The best way to avoid overindulging is frequent reps of one of the best exercises ever devised: the push-away. Unfortunately, for many people who have an addictive-compulsive relationship with food, this is tantamount to telling a smoker to “just use your willpower and stop.” It’s sometimes effective, but not often.
“Food, alcohol and tobacco have the ability to change the way we feel and to make us want to feel that way again. Their effects employ brain pathways fine-tuned by millions of years of evolution,” writes David Brown in a Washington Post piece covering a United Nations meeting about the rise of non-communicable diseases such as heart disease, stroke and diabetes across the world. “The neurons that blast serotonin, dopamine and acetylcholine when we consume salt, sugar, fat, nicotine and alcohol are the same ones that help us pay attention, motivate ourselves, and learn and remember.”
NCDs, as they are known in the public health trade, now account for 63% of deaths worldwide and are the leading cause of death everywhere but sub-Saharan Africa. That is leading governments to go beyond “messages delivered to individuals” to “population-wide interventions.” In short, regulations and taxes.

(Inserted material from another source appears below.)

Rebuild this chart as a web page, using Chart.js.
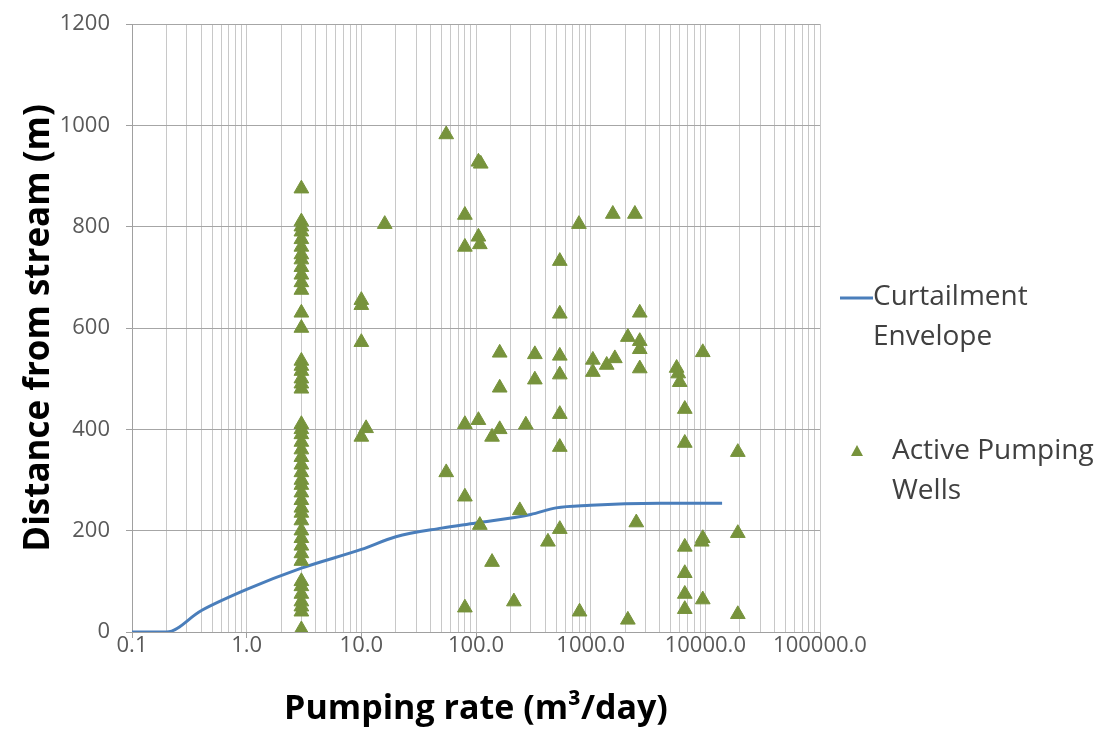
<!DOCTYPE html>
<html>
<head>
<meta charset="utf-8">
<title>Curtailment envelope</title>
<script src="https://cdn.jsdelivr.net/npm/chart.js@4.4.0/dist/chart.umd.min.js"></script>
<style>
  html, body { margin: 0; padding: 0; background: #fff; }
  #wrap { width: 1102px; height: 740px; }
</style>
</head>
<body>
<div id="wrap"><canvas id="wells-chart" width="1102" height="740"></canvas></div>
<script>
// Curtailment envelope (pumping rate m3/day -> distance m)
var envX = [0.1, 0.2, 0.4, 1, 3, 10, 20, 50, 100, 300, 500, 1000, 2000, 4000, 14000];
var envY = [0, 0, 42, 84, 126, 163, 188, 205, 215, 232, 245, 250, 253, 254, 254];

// Active pumping wells
var wellX = [
  3,3,3,3,3,3,3,3,3,3,3,3,3,3,3,3,3,3,3,3,3,3,3,3,
  3,3,3,3,3,3,3,3,3,3,3,3,3,3,3,3,3,3,3,3,3,3,3,
  10,10,10,10,11, 16, 55,55, 80,80,80,80,80,
  105,110,105,108,105,108, 138,138, 161,161,161, 214, 241, 272, 326,326, 424,
  538,538,538,538,538,538,538, 790,800,
  1045,1045,1380,1625, 1560,2430, 2110,2110, 2680,2680,2680,2680,2500,
  5620,5800,5980, 6620,6620,6620,6620,6620,6620,
  9500,9500,9300,9500, 19200,19200,19200
];
var wellY = [
  875,810,800,790,775,760,745,735,720,705,690,675,630,600,535,525,515,500,490,480,410,400,390,375,
  360,345,330,315,300,290,275,260,245,235,220,200,185,170,155,140,100,90,75,60,50,40,5,
  655,645,572,385,402, 805, 982,315, 823,760,410,267,48,
  928,924,780,765,418,211, 385,138, 551,482,400, 60, 240, 409, 548,498, 178,
  732,628,545,508,430,365,203, 805,40,
  537,513,527,540, 825,825, 582,24, 630,574,558,520,216,
  521,510,493, 440,373,168,116,75,45,
  552,185,178,64, 355,195,35
];

// axis ticks
var xMajor = [0.1, 1, 10, 100, 1000, 10000, 100000];
var xTickLabels = ['0.1', '1.0', '10.0', '100.0', '1000.0', '10000.0', '100000.0'];
var yTicks = [0, 200, 400, 600, 800, 1000, 1200];

var seriesNames = ['Curtailment Envelope', 'Active Pumping Wells'];
var lineColor = '#4a7ebb';
var wellColor = '#77933c';

function toPoints(xs, ys) {
  var pts = [];
  for (var i = 0; i < xs.length; i++) pts.push({x: xs[i], y: ys[i]});
  return pts;
}

function isMajor(v) {
  for (var i = 0; i < xMajor.length; i++) {
    if (Math.abs(v / xMajor[i] - 1) < 1e-6) return i;
  }
  return -1;
}

// legend drawn at the right of the plot, two-line labels
var sideLegend = {
  id: 'sideLegend',
  afterDraw: function(chart) {
    var ctx = chart.ctx;
    ctx.save();
    ctx.font = '28px "Open Sans", sans-serif';
    ctx.fillStyle = '#404040';
    ctx.textBaseline = 'middle';
    // line sample
    ctx.strokeStyle = lineColor;
    ctx.lineWidth = 3;
    ctx.beginPath();
    ctx.moveTo(840, 298);
    ctx.lineTo(873, 298);
    ctx.stroke();
    ctx.fillText('Curtailment', 873, 297);
    ctx.fillText('Envelope', 873, 337);
    // marker sample
    ctx.fillStyle = wellColor;
    ctx.beginPath();
    ctx.moveTo(857, 445);
    ctx.lineTo(863, 456);
    ctx.lineTo(851, 456);
    ctx.closePath();
    ctx.fill();
    ctx.fillStyle = '#404040';
    ctx.fillText('Active Pumping', 892, 451);
    ctx.fillText('Wells', 892, 491);
    ctx.restore();
  }
};

var ctx = document.getElementById('wells-chart').getContext('2d');
var wellsChart = new Chart(ctx, {
  type: 'scatter',
  data: {
    datasets: [{
      label: seriesNames[0],
      data: toPoints(envX, envY),
      showLine: true,
      borderColor: lineColor,
      borderWidth: 3,
      pointRadius: 0,
      cubicInterpolationMode: 'monotone',
      order: 2
    }, {
      label: seriesNames[1],
      data: toPoints(wellX, wellY),
      pointStyle: 'triangle',
      pointRadius: 8.5,
      backgroundColor: wellColor,
      borderColor: wellColor,
      borderWidth: 1,
      order: 1
    }]
  },
  options: {
    responsive: false,
    animation: false,
    layout: { padding: { top: 24, right: 282, bottom: 0, left: 0 } },
    plugins: {
      legend: { display: false },
      tooltip: { enabled: false }
    },
    scales: {
      x: {
        type: 'logarithmic',
        min: 0.1,
        max: 100000,
        afterBuildTicks: function(scale) {
          var t = [];
          for (var d = 0; d < xMajor.length - 1; d++) {
            for (var k = 1; k < 10; k++) t.push({value: xMajor[d] * k});
          }
          t.push({value: xMajor[xMajor.length - 1]});
          scale.ticks = t;
        },
        afterFit: function(scale) { scale.height = 108; },
        border: { color: '#a0a0a0', width: 1 },
        grid: {
          color: '#c8c8c8',
          lineWidth: 1,
          tickLength: 6,
          tickColor: function(c) {
            return c.tick && isMajor(c.tick.value) >= 0 ? '#a0a0a0' : 'rgba(0,0,0,0)';
          }
        },
        ticks: {
          autoSkip: false,
          maxRotation: 0,
          padding: -5,
          color: '#595959',
          font: { family: '"Open Sans", sans-serif', size: 22 },
          callback: function(v) {
            var i = isMajor(v);
            return i >= 0 ? xTickLabels[i] : '';
          }
        },
        title: {
          display: true,
          text: 'Pumping rate (m³/day)',
          color: '#000',
          padding: { top: 4, bottom: 10 },
          font: { family: '"Open Sans", sans-serif', size: 34, weight: 'bold' }
        }
      },
      y: {
        min: 0,
        max: 1200,
        afterBuildTicks: function(scale) {
          scale.ticks = yTicks.map(function(v) { return {value: v}; });
        },
        afterFit: function(scale) {
          scale.width = 132;
          scale.paddingTop = 0;
          scale.paddingBottom = 0;
        },
        border: { color: '#a0a0a0', width: 1 },
        grid: {
          color: '#a6a6a6',
          lineWidth: 1,
          tickLength: 6,
          tickColor: '#a0a0a0'
        },
        ticks: {
          padding: 16,
          color: '#595959',
          font: { family: '"Open Sans", sans-serif', size: 22 },
          callback: function(v) { return String(v); }
        },
        title: {
          display: true,
          text: 'Distance from stream (m)',
          color: '#000',
          padding: { top: 18, bottom: 0 },
          font: { family: '"Open Sans", sans-serif', size: 35, weight: 'bold' }
        }
      }
    }
  },
  plugins: [sideLegend]
});
</script>
</body>
</html>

“In the late ’80s or ’90s we realized that people can’t make individual behavior change unless the environment supports it and makes the ideal behavior easy and convenient,” Ursula Bauer, director of chronic disease prevention and health promotion at the Centers for Disease Control and Prevention, tells Brown (a physician and Washington Post staff writer whose recent work on the global obesity epidemic is a must-read for anyone marketing food.)
“The global food police are preparing to act,” warns Rick Berman in The Daily Caller. “On Oct. 1, Denmark instituted a tax on foods containing saturated fat -- the first of its kind. This is on top of a tax the Nordic country slapped last year on ‘junk’ food, like ice cream and chocolate.”
There are similar developments in Hungary and France. But, Berman writes, “you can’t tax people into health.” And as proof, he tells us that the Danes are hoarding pizza, butter, meat, and milk. Which means that there’s no room in the freezer and fridge for that broccoli.
All that’s bad for you but tastes great is not processed, of course. The top hit on a Google search of “lower sugar salt in food” this morning inexplicably turned up an MSNBC piece about “Paula Deen’s decadent southern style cakes,” with recipes for Texas sheet cake with chocolate fudge frosting, pecan praline cheesecake and coconut cake. The sheet cake itself calls for a cup each of packed light brown sugar and granulated sugar; the frosting for two tablespoons light corn syrup and four cups confectioners’ sugar.
Alas, I don’t hold out too much hope that fare such as Bulgur and Kale Casserole with Yogurt Topping (with 1/2 teaspoon sugar, 1/4 teaspoon ground cinnamon and salt to taste) is going to replace salt- and-sugar-laden fare in the hearts and hearths of most of us. But why not give it a try?